How foolhardy would it be for a curator to work with artists he has, for the most part, never met, in a space he has never visited? This was the first challenge offered by curarequito,** which proceeded, through emails and phone calls, in an ultra-contemporary way, dematerialising the process of exhibition making. No studio visits, but portfolios sent by post or the Internet; no actual encounter with the space, but a CD of images. Given these restrictions, the first task was to research the various, and sometimes contradictory, practices of the participating artists and to consider how they might resonate in the exhibition space, two rooms within a former hospital that is now Quito's municipal museum, the Museo de la Ciudad, a space full of historical significance and symbolic possibilities. Although we were allowed to transform the space and could have built walls, we decided that the works should respond to the existing interior: tiled floors, an open network of cables on the ceiling, an adjoining patio, and a series of niches breaking up the whitewashed walls.
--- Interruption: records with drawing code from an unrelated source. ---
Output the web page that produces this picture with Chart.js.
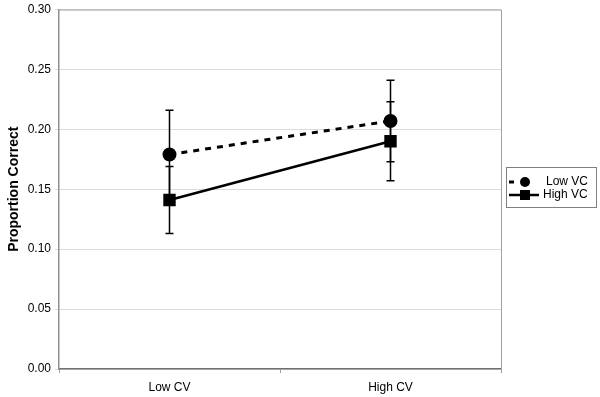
<!DOCTYPE html>
<html>
<head>
<meta charset="utf-8">
<script src="https://cdn.jsdelivr.net/npm/chart.js@4"></script>
<style>
  html, body { margin: 0; padding: 0; background: #fff; }
  #wrap { width: 600px; height: 397px; }
</style>
</head>
<body>
<div id="wrap"><canvas id="cvChart"></canvas></div>
<script>
// Data
const categories = ['Low CV', 'High CV'];
const lowVcMeans = [0.179, 0.207];
const lowVcErrors = [0.037, 0.034];
const highVcMeans = [0.141, 0.190];
const highVcErrors = [0.028, 0.033];
const seriesNames = ['Low VC', 'High VC'];

const FONT = "'Liberation Sans', Arial, sans-serif";

// Draws the error bars from the dataset's error array
const errorBarsPlugin = {
    id: 'errorBars',
    beforeDatasetsDraw(chart) {
        const ctx = chart.ctx;
        const yScale = chart.scales.y;
        chart.data.datasets.forEach((ds, di) => {
            const meta = chart.getDatasetMeta(di);
            meta.data.forEach((pt, i) => {
                const x = pt.x;
                const yTop = yScale.getPixelForValue(ds.data[i] + ds.errors[i]);
                const yBot = yScale.getPixelForValue(ds.data[i] - ds.errors[i]);
                ctx.save();
                ctx.strokeStyle = '#000';
                ctx.lineWidth = 1.5;
                ctx.beginPath();
                ctx.moveTo(x, yTop); ctx.lineTo(x, yBot);
                ctx.moveTo(x - 4, yTop); ctx.lineTo(x + 4, yTop);
                ctx.moveTo(x - 4, yBot); ctx.lineTo(x + 4, yBot);
                ctx.stroke();
                ctx.restore();
            });
        });
    }
};

// Plot frame + legend box
const framePlugin = {
    id: 'frame',
    beforeDatasetsDraw(chart) {
        const { ctx, chartArea: a } = chart;
        ctx.save();
        ctx.strokeStyle = '#a0a0a0';
        ctx.lineWidth = 1;
        ctx.beginPath();
        ctx.moveTo(a.left, a.top + 0.5); ctx.lineTo(a.right + 0.5, a.top + 0.5);
        ctx.lineTo(a.right + 0.5, a.bottom);
        ctx.stroke();
        ctx.restore();
    },
    afterDraw(chart) {
        const ctx = chart.ctx;
        ctx.save();
        ctx.strokeStyle = '#808080';
        ctx.lineWidth = 1;
        ctx.strokeRect(506.5, 167.5, 90, 40);
        ctx.font = '12px ' + FONT;
        ctx.fillStyle = '#000';
        ctx.textBaseline = 'middle';
        // Low VC
        ctx.strokeStyle = '#000';
        ctx.lineWidth = 3;
        ctx.beginPath(); ctx.moveTo(509, 182); ctx.lineTo(514, 182); ctx.stroke();
        ctx.beginPath(); ctx.arc(525, 182, 5, 0, Math.PI * 2); ctx.fill();
        ctx.fillText(seriesNames[0], 546, 182);
        // High VC
        ctx.lineWidth = 2.5;
        ctx.beginPath(); ctx.moveTo(509, 195); ctx.lineTo(539, 195); ctx.stroke();
        ctx.fillRect(520, 190, 10, 10);
        ctx.fillText(seriesNames[1], 543, 195);
        ctx.restore();
    }
};

new Chart(document.getElementById('cvChart').getContext('2d'), {
    type: 'line',
    data: {
        labels: categories,
        datasets: [
            {
                label: seriesNames[0],
                data: lowVcMeans,
                errors: lowVcErrors,
                borderColor: '#000',
                backgroundColor: '#000',
                borderWidth: 3,
                borderDash: [6, 6],
                pointStyle: 'circle',
                pointRadius: 5.5,
                pointBackgroundColor: '#000',
                tension: 0
            },
            {
                label: seriesNames[1],
                data: highVcMeans,
                errors: highVcErrors,
                borderColor: '#000',
                backgroundColor: '#000',
                borderWidth: 2.5,
                pointStyle: 'rect',
                pointRadius: 7,
                pointBackgroundColor: '#000',
                tension: 0
            }
        ]
    },
    options: {
        responsive: true,
        maintainAspectRatio: false,
        animation: false,
        layout: { padding: { top: 9, right: 99, bottom: 0, left: 6 } },
        plugins: {
            legend: { display: false },
            tooltip: { enabled: false }
        },
        scales: {
            x: {
                offset: true,
                grid: {
                    offset: true,
                    drawOnChartArea: false,
                    drawTicks: true,
                    tickLength: 4,
                    color: '#a0a0a0'
                },
                border: { color: '#707070', width: 1.5 },
                ticks: { color: '#000', font: { family: FONT, size: 12 }, padding: 7 },
                afterFit(scale) { scale.height = 28; }
            },
            y: {
                min: 0,
                max: 0.3,
                ticks: {
                    stepSize: 0.05,
                    color: '#000',
                    font: { family: FONT, size: 12 },
                    padding: 4,
                    callback: v => v.toFixed(2)
                },
                grid: { color: '#dcdcdc', tickLength: 4, drawTicks: true },
                border: { color: '#909090', width: 1.5 },
                title: {
                    display: true,
                    text: 'Proportion Correct',
                    color: '#000',
                    font: { family: FONT, size: 14, weight: 'bold' },
                    padding: 0
                },
                afterFit(scale) {
                    scale.width = 53;
                    scale.paddingTop = 0;
                    scale.paddingBottom = 0;
                }
            }
        }
    },
    plugins: [errorBarsPlugin, framePlugin]
});
</script>
</body>
</html>
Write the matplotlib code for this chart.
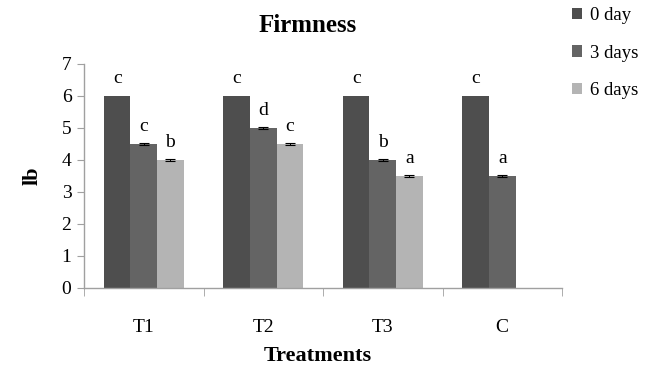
import numpy as np
import matplotlib
matplotlib.use("Agg")
import matplotlib.pyplot as plt

# data
treatments = ["T1", "T2", "T3", "C"]
series = ["0 day", "3 days", "6 days"]
day0 = [6.0, 6.0, 6.0, 6.0]
day3 = [4.5, 5.0, 4.0, 3.5]
day6 = [4.0, 4.5, 3.5, np.nan]
err0 = None
err3 = [0.02, 0.02, 0.02, 0.02]
err6 = [0.02, 0.02, 0.02, 0.0]
letters0 = ["c", "c", "c", "c"]
letters3 = ["c", "d", "b", "a"]
letters6 = ["b", "c", "a", ""]

colors = ["#4e4e4e", "#646464", "#b4b4b4"]

plt.rcParams['font.family'] = ['Liberation Serif', 'DejaVu Serif']

fig = plt.figure(figsize=(6.62, 3.71), dpi=100)
ax = fig.add_axes([84 / 662, 1 - 288 / 371, 478 / 662, 224 / 371])

x = np.arange(len(treatments))
w = 0.222
values = [day0, day3, day6]
errs = [err0, err3, err6]
letters = [letters0, letters3, letters6]

for i, (vals, er, lab, col, let) in enumerate(zip(values, errs, series, colors, letters)):
    pos = x + (i - 1) * w
    ax.bar(pos, vals, width=w, color=col, label=lab, linewidth=0,
           yerr=er, error_kw=dict(ecolor="black", elinewidth=0.7, capsize=3.5, capthick=0.8))
    for p, v, t in zip(pos, vals, let):
        if t and not np.isnan(v):
            ax.text(p, v + 0.42, t, ha="center", va="baseline", fontsize=14)

ax.set_xlim(-0.5, len(treatments) - 0.5)
ax.set_ylim(0, 7)
ax.set_yticks(range(0, 8))
ax.set_xticks(x)
ax.set_xticklabels(treatments, fontsize=14)
ax.set_xticks(np.arange(-0.5, len(treatments)), minor=True)
ax.tick_params(axis="x", which="major", length=0, pad=22)
ax.tick_params(axis="x", which="minor", length=6, color="#a0a0a0", direction="out")
ax.tick_params(axis="y", labelsize=14, length=5, color="#a0a0a0", pad=4)

for s in ["top", "right"]:
    ax.spines[s].set_visible(False)
for s in ["left", "bottom"]:
    ax.spines[s].set_color("#a0a0a0")
    ax.spines[s].set_linewidth(1.0)

ax.set_ylabel("lb", fontsize=16, fontweight="bold", labelpad=14)
ax.set_xlabel("Treatments", fontsize=16, fontweight="bold")
ax.xaxis.set_label_coords((318 - 84) / 478, -(356 - 288) / 224, transform=ax.transAxes)
ax.xaxis.label.set_va("center")
fig.text(308 / 662, 1 - 25 / 371, "Firmness", ha="center", va="center",
         fontsize=18, fontweight="bold")

fig.legend(loc="upper left", bbox_to_anchor=(572 / 662, 1 - 7 / 371), frameon=False,
           fontsize=13.5, handlelength=0.55, handleheight=0.55, handletextpad=0.4,
           labelspacing=1.1, borderpad=0, borderaxespad=0)

fig.savefig("out.png", dpi=100)
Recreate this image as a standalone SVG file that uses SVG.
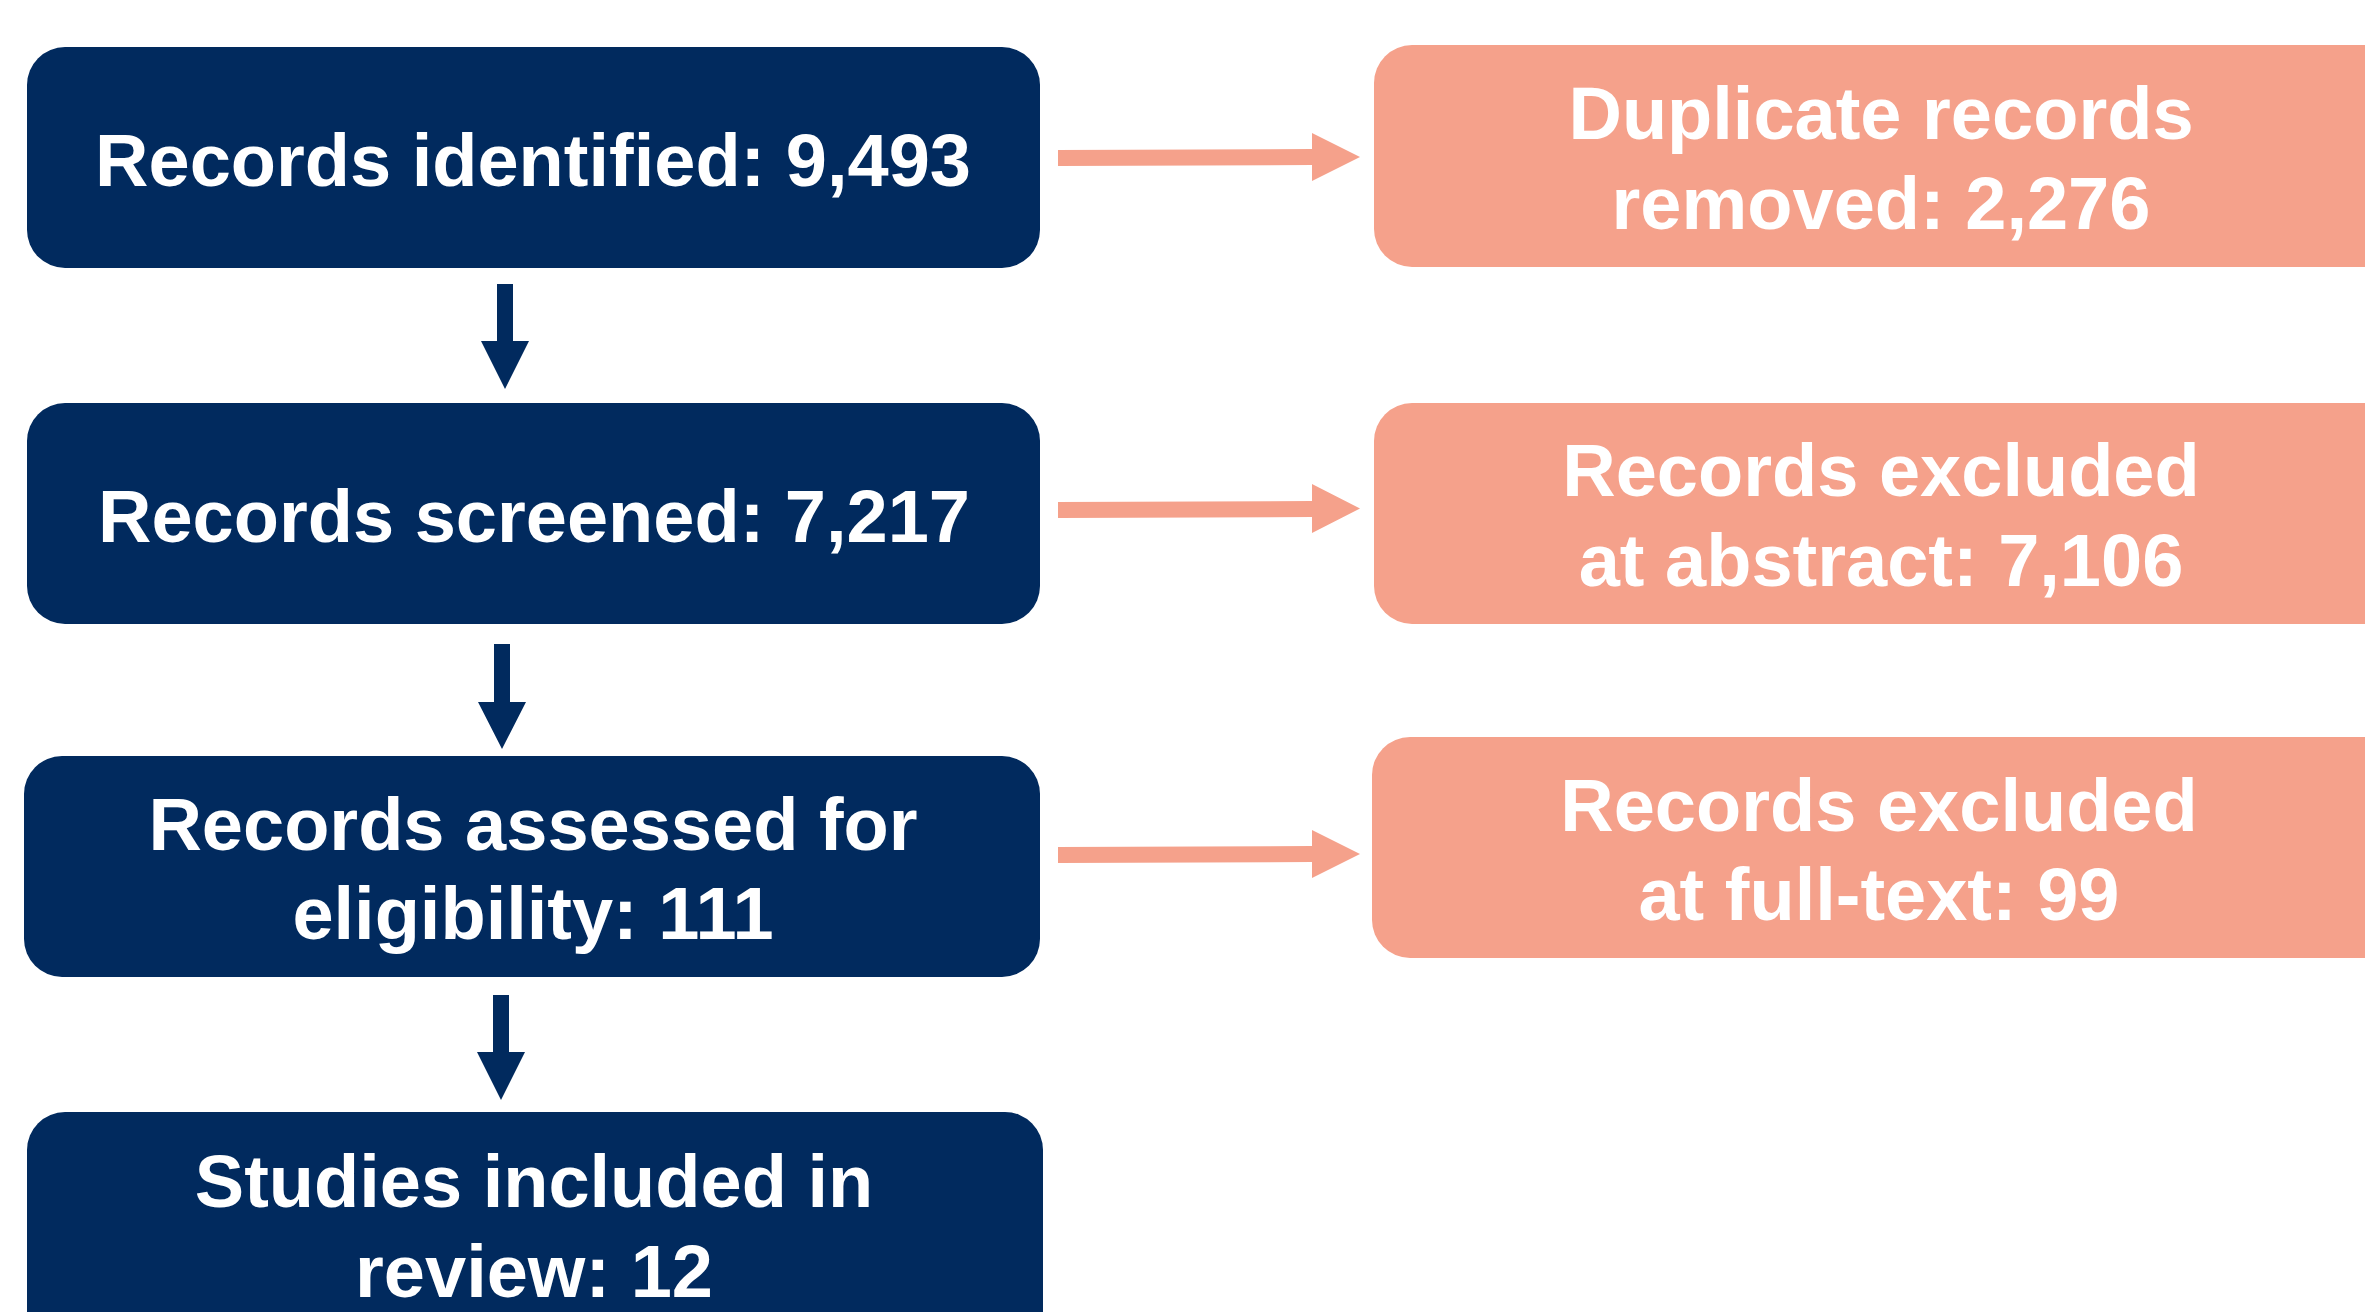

The work of a curator is a flexible, changing mission that offers up a visual proposal, a coherent and conceptual experience that we are used to calling an exhibition but is better described as a spatial composition of tangible and tense equilibriums. Our undertaking at the Museo de la Ciudad was to build a project from a quantity of unknowns.

Where to start? We began the process by discussing, and in some instances questioning, the artists' practices, artistic evolution, and existing work, especially works created collectively or in residencies, as this would be the basis of the curarequito project. At the same time we considered the theme of the exhibition: what were its aims, how would it resonate in a space of this shape and size and with these architectural features, what energy and effects did we want it to have? Do we fold the space to the exhibition or the exhibition to the space? We then invited the artists to participate in an online forum on notions of the spectral. Together we discussed the gaze, the dematerialization of the artwork, the optical unconscious, and the end of art; we touched on cultural differences and brought out a diverse range of references from legends and tales, history, conceptual art, and contemporary philosophy. The exchange helped the artists to understand our point of departure as curators and helped us to define a common ground for the experience we were about to share. Instead of insisting on a unified voice, with its totalitarian, top-down implications, our intention from the beginning was to generate polyphony. We next asked the artists to submit proposals for works to be produced in Quito. These initial artistic concepts entered the conversation, although many of them were later abandoned. The space itself was the subject of a parallel exchange with the museum staff, in an effort to understand the museum's architectural, historical, and geographical placement within the city, country, and continent, and to collect stories and rumours from staff and visitors that would give a sense of its symbolic charge, to penetrate beyond its walls.

At the core of this project were dialogue and doubt, exchange and generosity, collectivity and individuality: the fragile possibility of a community, a community to create between the artists and curators and between the proposed works, and eventually a community to extend - via the exhibition process - to the museum staff and visitors. "Being cannot be anything but being-with-one another, circulating in the with and as the with of this singularity plural existence." (Jean-Luc Nancy). In short, a paradox: the utopian (thus bound-to fail) and atopian (thus irresolute) possibility of an international, intercultural, artistic correspondence. An exhibition is a political situation, if and only if "Political would mean a community ordering itself to the unworking of its communication, or destined to this unworking: a community consciously undergoing the experience of its sharing" (Jean-Luc Nancy).